13 thoughts on “10 Really Bad Reasons to Keep Your Baby

  1. I read this list too and shook my head. Your responses are spot-on! Although I will say I found myself coloring with Cadet yesterday, which did make me feel like a kid again. Too bad it only lasted a few minutes until he decided to “color” the dog.

  2. Hm, her post probably could have been really good if she’d stuck with the first item on the list (which is true, for sure) and elaborated on how and why this is important. The others don’t really make a point. That said — and this is kind of a huge point I am about to make (if I may say so myself, haha) — no one needs a reason to justify keeping their children, and it is a problem how the adoption industry normalizes adoption as a solution to SOME problems associated w/ raising kids. The only reason anyone needs to keep their kids is that that’s their kid.

    • Her post was geared towards women experiencing unplanned pregnancies who are considering placing. The overarching problem with her post is that it essentially says, “Love is enough. Love conquers all.”
      But it doesn’t.
      There are many situations in which a person should consider placing her child, but doesn’t, specifically for the reason “This is my child. It is my right to raise him/her.” And that is true, but that doesn’t necessarily mean it’s in the child’s best interest.

      • Yeah, I get it, I do.

        But … the child’s best interest isn’t even a legal factor anymore. What I mean is that until somewhat recently, children in foster care, for example, would stay with the foster parents if it was in the best interest of the child to do so. However, the legal system has changed, as has society. Right or wrong, the current attitude is that children belong w/ their parents, and failing that, with other relatives or family friends, etc.

        I think the best argument against the adoption industry (and yeah, I am referring to the industry around adoption, not the actual practice of people placing kids or raising adopted kids) is that there are millions of dollars going toward adoptions and very little toward helping people raise their children.

        I am not naive enough to believe that money is the only reason people place their children for adoption, nor I am naive enough to believe that every pregnant woman has an awesome mom/sister/aunt/friend who is ready and willing to raise her child.

        However, speaking from personal experience w/ *several* adoption agencies, I do think the adoption industry sends the message to pregnant women that they may not be good enough for their child if they are poor, if they are single, etc,, and that it is in the Best Interest of Their Child to be with a two-parent, white, affluent family who take trips ’round the world and live in a huge house in the ‘burbs (can you tell I have seen tons of PAP webpages? 😛 ).
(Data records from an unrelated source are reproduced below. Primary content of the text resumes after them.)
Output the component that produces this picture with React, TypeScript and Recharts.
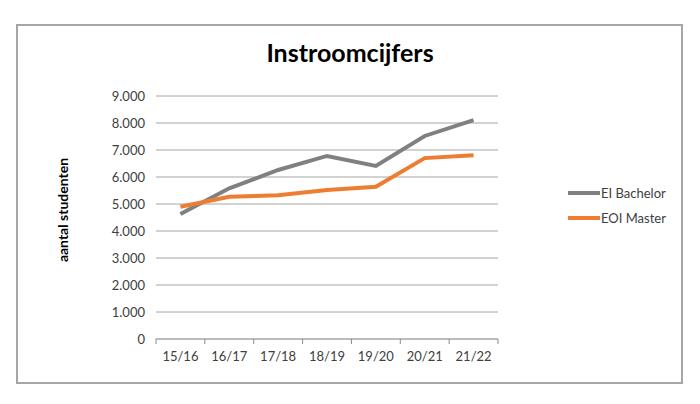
import {CartesianGrid, Line, LineChart, XAxis, YAxis} from "recharts";

const years = ["15/16", "16/17", "17/18", "18/19", "19/20", "20/21", "21/22"];
const bachelor = [4630, 5580, 6260, 6780, 6410, 7520, 8110];
const master = [4900, 5270, 5320, 5520, 5640, 6700, 6810];
const yTicks = [0, 1000, 2000, 3000, 4000, 5000, 6000, 7000, 8000, 9000];

const series = [
  {key: "bachelor", name: "EI Bachelor", color: "#808080"},
  {key: "master", name: "EOI Master", color: "#ed7d31"},
];

const data = years.map((year, i) => ({year, bachelor: bachelor[i], master: master[i]}));

const FONT = "Lato, 'Open Sans', sans-serif";
const TICK_GAP = 13;
const fmt = (v: number) => v === 0 ? "0" : v.toLocaleString("nl-NL");

// category label plus Excel-style tick marks on the band edges
const YearTick = ({x, y, payload, index}: any) => {
  const half = payload?.offset ?? 24.5;
  const top = y - TICK_GAP;
  const last = index === years.length - 1;
  return <g>
    <line x1={x - half} x2={x - half} y1={top} y2={top + 5} stroke="#8c8c8c"/>
    {last && <line x1={x + half} x2={x + half} y1={top} y2={top + 5} stroke="#8c8c8c"/>}
    <text x={x} y={y} dy="0.71em" textAnchor="middle" fontFamily={FONT} fontSize={13} fill="#404040">
      {payload.value}
    </text>
  </g>;
};

export default function App() {
  return <div style={{position: "absolute", left: 0, top: 0, width: 700, height: 404, background: "#fff"}}>
    <div style={{
      position: "absolute", left: 16, top: 24, width: 663, height: 356,
      border: "2px solid #a6a6a6", boxSizing: "content-box",
    }}/>
    <div style={{
      position: "absolute", left: 0, width: 700, top: 37, textAlign: "center",
      fontFamily: FONT, fontWeight: 700, fontSize: 25, color: "#000",
    }}>Instroomcijfers
    </div>
    <div style={{
      position: "absolute", left: 62, top: 210, transform: "translate(-50%, -50%) rotate(-90deg)",
      fontFamily: FONT, fontWeight: 700, fontSize: 14, color: "#000", whiteSpace: "nowrap",
    }}>aantal studenten
    </div>
    <LineChart width={700} height={404} data={data}
               margin={{top: 96, right: 202, bottom: 35, left: 116}}
               style={{position: "absolute", left: 0, top: 0}}>
      <CartesianGrid vertical={false} stroke="#a6a6a6" strokeWidth={1}/>
      <XAxis dataKey="year" scale="band" height={30} axisLine={{stroke: "#a6a6a6"}}
             tickLine={false} tickSize={0} tickMargin={TICK_GAP} tick={<YearTick/>} interval={0}/>
      <YAxis width={40} domain={[0, 9000]} ticks={yTicks} tickFormatter={fmt} axisLine={false}
             tickLine={false} tickMargin={5} tick={{fontFamily: FONT, fontSize: 13, fill: "#404040"}}/>
      {series.map(s => <Line key={s.key} dataKey={s.key} name={s.name} stroke={s.color}
                             strokeWidth={4} dot={false} isAnimationActive={false}/>)}
    </LineChart>
    <div style={{position: "absolute", left: 568, top: 180, fontFamily: FONT, fontSize: 13, color: "#404040"}}>
      {series.map(s => <div key={s.key} style={{display: "flex", alignItems: "center", height: 25}}>
        <span style={{display: "inline-block", width: 32, height: 4, background: s.color, marginRight: 1}}/>
        {s.name}
      </div>)}
    </div>
  </div>;
}
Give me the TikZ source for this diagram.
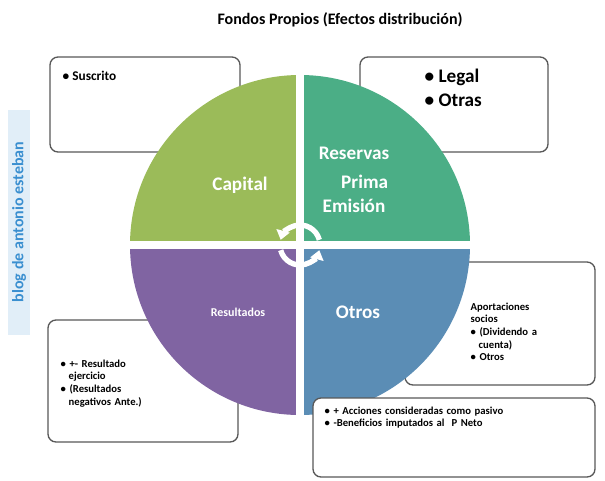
\documentclass[tikz,border=0pt]{standalone}
\usepackage{fontspec}
\setmainfont{Carlito}
\usetikzlibrary{arrows.meta}
\definecolor{cgreen}{HTML}{9BBB59}
\definecolor{cteal}{HTML}{4BAE86}
\definecolor{cpurple}{HTML}{8064A2}
\definecolor{cblue}{HTML}{5B8DB5}
\definecolor{cblog}{HTML}{3A8FD0}
\begin{document}
\begin{tikzpicture}[x=0.75pt,y=-0.75pt,
  box/.style={draw=gray!70!black,line width=1pt,rounded corners=6pt,fill=white},
  item/.style={font=\bfseries\footnotesize,align=left,anchor=north west,text width=#1},
  quad/.style={text=white}]
\useasboundingbox (0,0) rectangle (605,480);
\fill[white] (0,0) rectangle (605,480);
\node[font=\bfseries\large] (title) at (340,20) {Fondos Propios (Efectos distribución)};
\fill[cblog!15] (8,110) rectangle (30,335);
\node[rotate=90,text=cblog,font=\bfseries\large] (blog) at (19,222) {blog de antonio esteban};
% back boxes
\draw[box] (50,57) rectangle (240,152);
\draw[box] (360,57) rectangle (548,152);
\draw[box] (48,320) rectangle (238,442);
\draw[box] (405,262) rectangle (595,385);
% quadrants
\begin{scope}
\clip (300,245) circle[radius=170];
\fill[cgreen] (120,60) rectangle (296,241);
\fill[cteal] (304,60) rectangle (480,241);
\fill[cpurple] (120,249) rectangle (296,430);
\fill[cblue] (304,249) rectangle (480,430);
\end{scope}
% central circular arrows
\draw[white,line width=4pt,-{Triangle[length=7pt,width=10pt]}] (300,245) ++(-15:20) arc[start angle=-15,end angle=-165,radius=20];
\draw[white,line width=4pt,-{Triangle[length=7pt,width=10pt]}] (300,245) ++(165:20) arc[start angle=165,end angle=15,radius=20];
% front box
\draw[box] (313,398) rectangle (595,477);
% quadrant labels
\node[quad,font=\bfseries\Large] (cap) at (240,185) {Capital};
\node[quad,font=\bfseries\Large,align=center] (res) at (354,180) {Reservas\\[4pt]\hspace*{16pt}Prima\\Emisión};
\node[quad,font=\bfseries\small] (resu) at (238,312) {Resultados};
\node[quad,font=\bfseries\Large] (otr) at (358,312) {Otros};
% box texts
\node[font=\bfseries,anchor=west] (t1) at (58,76) {\textbullet\ Suscrito};
\node[font=\bfseries\Large,align=left,anchor=north west] (t2) at (420,64) {\textbullet\ Legal\\\textbullet\ Otras};
\node[item=150pt] (t3) at (56,355) {\textbullet\ +- Resultado\\\hspace*{6pt}ejercicio\\\textbullet\ (Resultados\\\hspace*{6pt}negativos Ante.)};
\node[item=120pt] (t4) at (466,298) {Aportaciones\\socios\\\textbullet\ (Dividendo a\\\hspace*{6pt}cuenta)\\\textbullet\ Otros};
\node[item=250pt] (t5) at (320,402) {\textbullet\ + Acciones consideradas como pasivo\\\textbullet\ -Beneficios imputados al \ P Neto};
\end{tikzpicture}
\end{document}
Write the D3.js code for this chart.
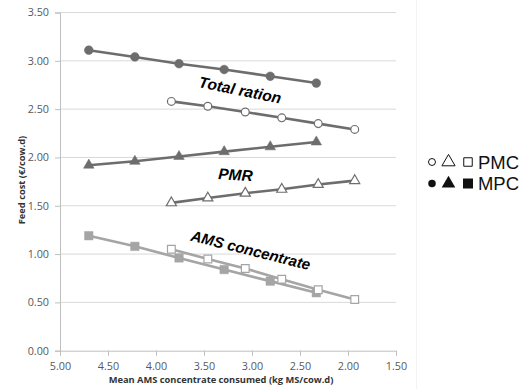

        But again, of course there are many situations in which children truly would be in jeopardy if they stay w/ their family of origin, and adoption is an excellent alternative in that case (especially since most of those children would wind up in the foster care system eventually anyhow, which would be terrible).

        • I’m not talking legal here, though. As the original post was directed at expectant moms considering placing, I think the number one question they need to ask themselves is “What is in the best interest of the child?” I think that’s morally right, even if it has nothing to do with legality.

          The fact that there are 400,000 kids in foster care says to me that more people should consider placing their children for adoption, but don’t for so many reasons.

          I do agree with you that many agencies (it seems to me especially the very religious ones) stress the importance of a two (heterosexual) parent household, and do offer bogus reasons for placing.

          The money that is spent on adoption is private money from people who want to start families. There are organizations that help women who want to parent but need help to do so. Yes, they need more funding, but where is that funding going to come from? Personally, I think the government (and therefore, we, the tax payers) need to spend far more money on education. The more educated a woman is, the fewer children she’s likely to have, among other things.

          But that’s a whole other series of posts…

  3. I know you weren’t talking legal stuff, but the legal standards have changed to reflect the prevailing moral standards of our society, which it is in a child’s best interest to be with their family of origin unless unsafe.

    >>The money that is spent on adoption is private money from people who want to start families. <<

    Yes, and this corrupts the system because it means that for agencies to thrive they need a steady (and ideally increasing) stream of women to place their babies for adoption. IMO all adoptions should go through child welfare and should not involve any money changing hands.

    • I disagree that it’s always in the best interest of the child to be with his/her bio family unless the family is deemed unsafe, partly because the definition of “unsafe” changes from state to state, county to county.

      I also disagree that all adoptions should go through the state (child welfare system). That also, is another post… I will never be able to stop writing! 🙂

      • Re: the best interest thing, it’s obvious you disagree, and I honestly can’t say I don’t disagree either. I am just citing the current belief that our society holds, which you certainly don’t have to buy into.

        To be clear, I don’t think the child welfare system is awesome and flawless as it is now, nor do I think it will take over adoptions any time soon (in the U.S.). But I definitely, definitely believe that the exchange of (enormous sums of) money in adoptions — as well as other questionable and finance-based practices unique to private adoptions (like “birthmother expenses”) — absolutely corrupts the system and ultimately taints and brings into question the whole concept of adoption.

  4. >>absolutely corrupts the system and ultimately taints and brings into question the whole concept of adoption.<>absolutely corrupts the system and *is what* ultimately taints and brings into question the whole concept of adoption.<<

  5. When I read this post, on this adoptees blog, I laughed. As a birthmom, who is not over the moon about adoption, nor am I angry and bitter, I realized when I was pregnant wth my baby, who would not always remain a baby,she was going to need and deserved many things that I just could not provide and I am not just talking financial! To me, this is true love. I know I would of been good enough, my self-esteem was never the issue. It was never about me and that blog post was so about self and not about the best interests of the child. I also don’t think just because I was in an unexpected pregnancy and I wasn’t making very much money that I deserved a big, fat hand out from anybody! That ridiculous!